TO BE DONE -> Look through the data and write out every line with the word "Output" in it.

(Plotting code records)

-- BEGIN --

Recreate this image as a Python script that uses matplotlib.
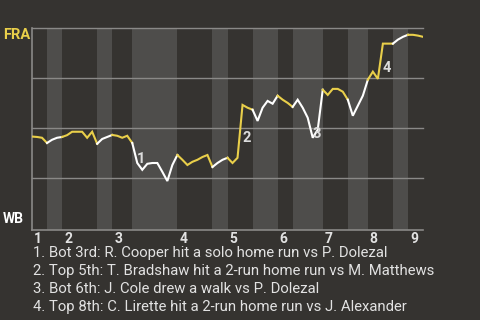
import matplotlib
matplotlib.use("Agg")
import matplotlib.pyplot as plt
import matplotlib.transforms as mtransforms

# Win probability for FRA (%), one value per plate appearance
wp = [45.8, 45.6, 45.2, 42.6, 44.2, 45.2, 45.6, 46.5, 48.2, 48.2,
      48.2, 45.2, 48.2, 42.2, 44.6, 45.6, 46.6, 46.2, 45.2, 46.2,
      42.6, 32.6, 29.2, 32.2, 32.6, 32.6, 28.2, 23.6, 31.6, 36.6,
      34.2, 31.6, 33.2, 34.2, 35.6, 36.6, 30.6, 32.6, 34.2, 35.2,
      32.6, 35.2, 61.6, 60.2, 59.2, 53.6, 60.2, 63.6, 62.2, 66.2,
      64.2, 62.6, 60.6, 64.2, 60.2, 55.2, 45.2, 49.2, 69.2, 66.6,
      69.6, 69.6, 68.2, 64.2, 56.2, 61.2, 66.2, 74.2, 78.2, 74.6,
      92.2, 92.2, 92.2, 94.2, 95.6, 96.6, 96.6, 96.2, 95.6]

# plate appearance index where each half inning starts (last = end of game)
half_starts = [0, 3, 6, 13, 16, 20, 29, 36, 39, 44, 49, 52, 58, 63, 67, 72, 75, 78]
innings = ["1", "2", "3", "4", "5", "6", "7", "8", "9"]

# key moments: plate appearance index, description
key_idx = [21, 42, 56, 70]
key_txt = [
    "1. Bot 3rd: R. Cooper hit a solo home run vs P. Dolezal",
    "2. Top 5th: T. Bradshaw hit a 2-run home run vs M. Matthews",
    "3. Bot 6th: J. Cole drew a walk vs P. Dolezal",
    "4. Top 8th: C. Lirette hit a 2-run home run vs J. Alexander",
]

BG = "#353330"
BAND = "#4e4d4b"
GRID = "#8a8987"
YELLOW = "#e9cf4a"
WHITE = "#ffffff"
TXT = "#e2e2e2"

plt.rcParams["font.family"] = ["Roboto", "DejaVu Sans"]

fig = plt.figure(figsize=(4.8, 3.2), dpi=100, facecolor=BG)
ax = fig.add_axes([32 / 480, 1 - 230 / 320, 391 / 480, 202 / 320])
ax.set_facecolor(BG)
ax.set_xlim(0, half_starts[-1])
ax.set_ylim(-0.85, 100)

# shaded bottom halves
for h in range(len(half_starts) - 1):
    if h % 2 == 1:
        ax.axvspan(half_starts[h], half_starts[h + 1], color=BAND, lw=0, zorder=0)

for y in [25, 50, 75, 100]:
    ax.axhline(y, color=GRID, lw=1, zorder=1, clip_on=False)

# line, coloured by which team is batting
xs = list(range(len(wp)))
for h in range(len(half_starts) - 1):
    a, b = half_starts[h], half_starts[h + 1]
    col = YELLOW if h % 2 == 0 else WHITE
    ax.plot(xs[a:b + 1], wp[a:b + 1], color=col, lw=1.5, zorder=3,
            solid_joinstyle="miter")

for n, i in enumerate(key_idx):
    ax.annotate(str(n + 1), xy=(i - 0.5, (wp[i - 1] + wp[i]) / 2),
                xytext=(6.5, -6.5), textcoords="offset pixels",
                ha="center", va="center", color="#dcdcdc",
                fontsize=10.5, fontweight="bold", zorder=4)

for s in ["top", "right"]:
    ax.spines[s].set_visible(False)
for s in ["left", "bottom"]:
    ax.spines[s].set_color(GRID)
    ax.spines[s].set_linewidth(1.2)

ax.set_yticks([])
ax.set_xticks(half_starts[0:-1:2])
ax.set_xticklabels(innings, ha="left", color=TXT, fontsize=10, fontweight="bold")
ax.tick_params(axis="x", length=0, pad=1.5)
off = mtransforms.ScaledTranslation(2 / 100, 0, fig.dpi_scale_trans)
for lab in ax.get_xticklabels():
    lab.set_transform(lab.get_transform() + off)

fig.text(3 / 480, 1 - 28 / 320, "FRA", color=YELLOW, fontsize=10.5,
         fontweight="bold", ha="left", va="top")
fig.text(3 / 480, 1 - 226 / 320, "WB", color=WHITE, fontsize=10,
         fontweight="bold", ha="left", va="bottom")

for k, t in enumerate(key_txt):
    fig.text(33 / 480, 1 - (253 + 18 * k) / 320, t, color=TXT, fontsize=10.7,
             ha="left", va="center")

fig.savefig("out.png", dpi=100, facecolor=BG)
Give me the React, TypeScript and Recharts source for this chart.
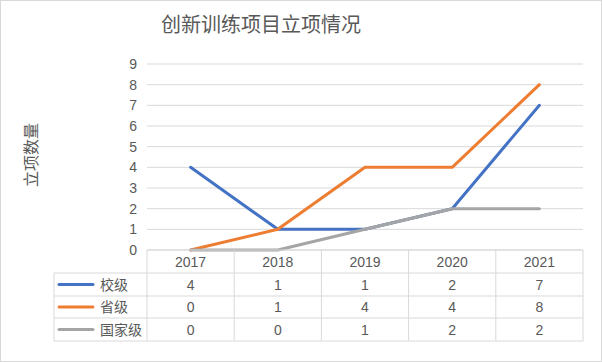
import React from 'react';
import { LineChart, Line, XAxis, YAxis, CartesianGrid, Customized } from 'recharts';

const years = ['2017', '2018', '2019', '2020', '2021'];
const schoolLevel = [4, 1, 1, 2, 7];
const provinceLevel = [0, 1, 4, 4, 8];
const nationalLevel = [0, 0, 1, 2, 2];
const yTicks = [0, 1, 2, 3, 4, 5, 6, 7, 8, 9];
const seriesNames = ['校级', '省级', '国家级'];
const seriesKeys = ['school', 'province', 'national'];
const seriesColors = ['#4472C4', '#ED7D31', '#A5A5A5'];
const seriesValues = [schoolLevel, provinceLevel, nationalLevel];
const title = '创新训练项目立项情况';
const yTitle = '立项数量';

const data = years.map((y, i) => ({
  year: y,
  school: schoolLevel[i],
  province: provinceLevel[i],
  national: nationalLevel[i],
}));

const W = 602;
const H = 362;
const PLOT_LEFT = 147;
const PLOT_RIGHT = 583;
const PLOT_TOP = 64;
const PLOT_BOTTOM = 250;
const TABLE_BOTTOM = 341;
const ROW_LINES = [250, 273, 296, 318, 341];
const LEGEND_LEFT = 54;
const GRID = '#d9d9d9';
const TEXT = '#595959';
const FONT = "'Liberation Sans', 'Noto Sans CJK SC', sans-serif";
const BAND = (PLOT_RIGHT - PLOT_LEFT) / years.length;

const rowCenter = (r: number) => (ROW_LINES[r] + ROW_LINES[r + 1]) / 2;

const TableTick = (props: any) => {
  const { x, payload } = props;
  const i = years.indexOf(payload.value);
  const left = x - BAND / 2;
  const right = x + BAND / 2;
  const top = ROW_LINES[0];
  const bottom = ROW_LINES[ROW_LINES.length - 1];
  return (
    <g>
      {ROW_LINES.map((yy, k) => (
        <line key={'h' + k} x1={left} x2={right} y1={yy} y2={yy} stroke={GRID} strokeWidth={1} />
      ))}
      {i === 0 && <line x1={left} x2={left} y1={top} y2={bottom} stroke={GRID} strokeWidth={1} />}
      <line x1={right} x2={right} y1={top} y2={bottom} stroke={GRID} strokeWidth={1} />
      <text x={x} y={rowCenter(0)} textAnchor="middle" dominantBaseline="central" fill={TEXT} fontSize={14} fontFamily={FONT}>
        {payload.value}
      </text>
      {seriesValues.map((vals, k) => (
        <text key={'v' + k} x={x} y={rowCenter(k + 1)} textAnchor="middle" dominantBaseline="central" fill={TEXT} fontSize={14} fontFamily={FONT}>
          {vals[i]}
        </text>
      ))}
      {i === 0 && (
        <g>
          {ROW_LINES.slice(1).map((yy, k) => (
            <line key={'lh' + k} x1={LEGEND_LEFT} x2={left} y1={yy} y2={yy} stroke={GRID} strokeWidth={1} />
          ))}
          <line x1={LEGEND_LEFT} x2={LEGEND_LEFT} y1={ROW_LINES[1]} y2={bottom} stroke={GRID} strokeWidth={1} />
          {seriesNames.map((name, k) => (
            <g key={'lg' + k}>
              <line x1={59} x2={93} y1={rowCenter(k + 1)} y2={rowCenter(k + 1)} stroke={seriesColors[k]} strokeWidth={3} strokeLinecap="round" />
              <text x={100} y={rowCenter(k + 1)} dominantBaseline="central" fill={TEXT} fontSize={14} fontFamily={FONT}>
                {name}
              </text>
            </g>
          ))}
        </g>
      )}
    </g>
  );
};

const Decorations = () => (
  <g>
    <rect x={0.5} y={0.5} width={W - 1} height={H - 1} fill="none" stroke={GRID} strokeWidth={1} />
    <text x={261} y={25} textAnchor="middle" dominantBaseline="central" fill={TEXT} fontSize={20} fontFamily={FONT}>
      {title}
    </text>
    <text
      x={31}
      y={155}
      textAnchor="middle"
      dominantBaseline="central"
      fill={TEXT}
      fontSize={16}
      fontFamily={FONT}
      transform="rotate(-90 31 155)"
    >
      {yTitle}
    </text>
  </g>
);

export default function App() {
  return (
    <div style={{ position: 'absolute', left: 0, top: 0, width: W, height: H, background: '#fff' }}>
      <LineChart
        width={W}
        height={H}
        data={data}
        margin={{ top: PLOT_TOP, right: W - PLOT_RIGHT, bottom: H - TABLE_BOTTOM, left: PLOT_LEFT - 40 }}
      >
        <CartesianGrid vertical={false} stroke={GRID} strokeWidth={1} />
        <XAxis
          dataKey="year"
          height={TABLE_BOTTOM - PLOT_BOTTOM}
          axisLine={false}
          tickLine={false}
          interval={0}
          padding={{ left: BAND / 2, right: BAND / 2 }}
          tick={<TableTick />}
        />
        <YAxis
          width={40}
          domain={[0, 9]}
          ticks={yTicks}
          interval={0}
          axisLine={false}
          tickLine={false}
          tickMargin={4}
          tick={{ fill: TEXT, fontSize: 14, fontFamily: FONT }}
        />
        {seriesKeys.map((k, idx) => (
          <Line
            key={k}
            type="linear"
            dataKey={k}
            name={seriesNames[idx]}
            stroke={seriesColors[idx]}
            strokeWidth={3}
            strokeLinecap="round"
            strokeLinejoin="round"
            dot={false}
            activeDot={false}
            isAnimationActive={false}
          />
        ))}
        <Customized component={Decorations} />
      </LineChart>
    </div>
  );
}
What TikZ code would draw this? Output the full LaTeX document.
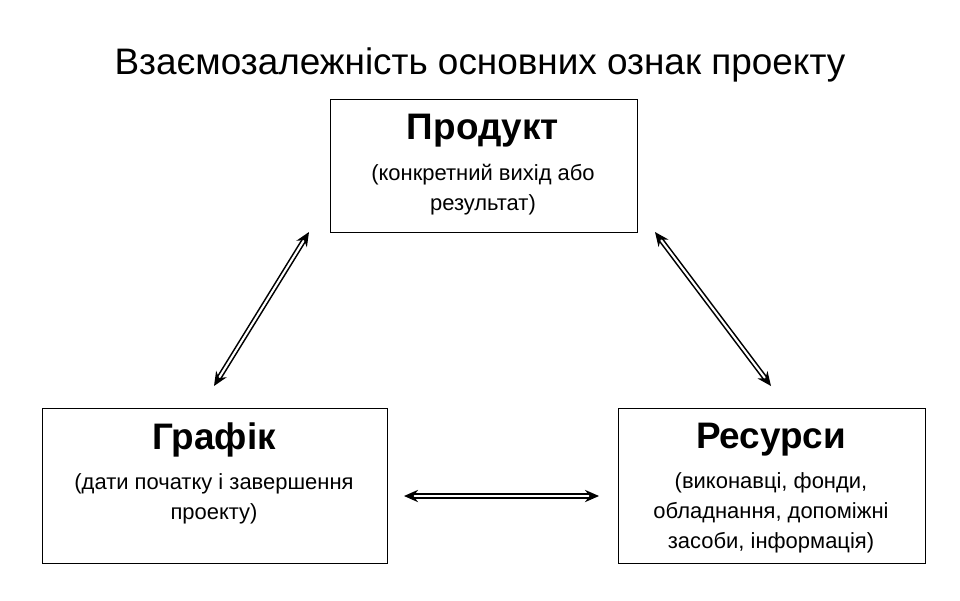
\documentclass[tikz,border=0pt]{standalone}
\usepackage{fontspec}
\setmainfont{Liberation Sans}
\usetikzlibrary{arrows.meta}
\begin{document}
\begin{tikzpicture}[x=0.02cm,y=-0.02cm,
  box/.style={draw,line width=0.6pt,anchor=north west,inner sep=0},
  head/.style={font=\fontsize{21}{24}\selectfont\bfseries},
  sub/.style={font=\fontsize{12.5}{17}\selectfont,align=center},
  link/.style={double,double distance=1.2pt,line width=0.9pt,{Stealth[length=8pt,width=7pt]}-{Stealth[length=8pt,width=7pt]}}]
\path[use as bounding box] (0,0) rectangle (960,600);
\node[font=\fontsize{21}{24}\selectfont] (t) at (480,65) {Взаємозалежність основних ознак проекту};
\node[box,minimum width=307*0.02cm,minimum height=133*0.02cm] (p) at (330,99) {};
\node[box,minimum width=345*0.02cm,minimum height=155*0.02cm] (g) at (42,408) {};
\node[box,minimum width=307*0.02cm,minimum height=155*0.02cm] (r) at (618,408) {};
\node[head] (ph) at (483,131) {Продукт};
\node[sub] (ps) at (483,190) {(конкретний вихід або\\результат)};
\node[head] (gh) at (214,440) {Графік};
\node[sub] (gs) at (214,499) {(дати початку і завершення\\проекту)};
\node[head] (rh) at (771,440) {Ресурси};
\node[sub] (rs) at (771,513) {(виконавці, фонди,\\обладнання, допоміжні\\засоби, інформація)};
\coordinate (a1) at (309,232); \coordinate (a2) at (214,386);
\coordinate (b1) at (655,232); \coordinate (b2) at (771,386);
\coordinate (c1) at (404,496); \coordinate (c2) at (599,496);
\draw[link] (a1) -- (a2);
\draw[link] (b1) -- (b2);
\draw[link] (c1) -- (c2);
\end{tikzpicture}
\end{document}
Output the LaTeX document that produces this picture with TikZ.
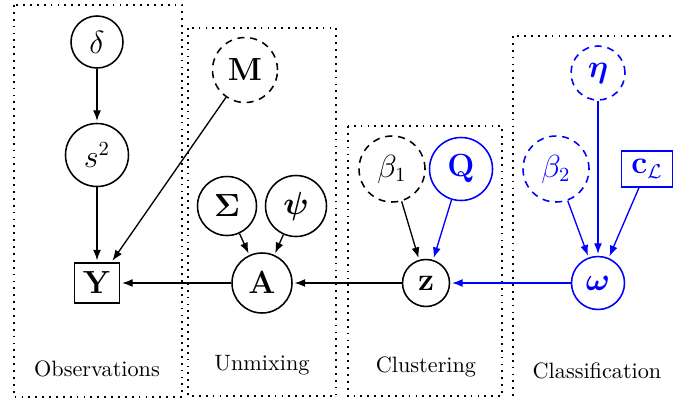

-- END --

ANSWER TO THIS TASK ->
What TikZ code would draw this? Output the full LaTeX document.
Output the LaTeX document that produces this picture with TikZ.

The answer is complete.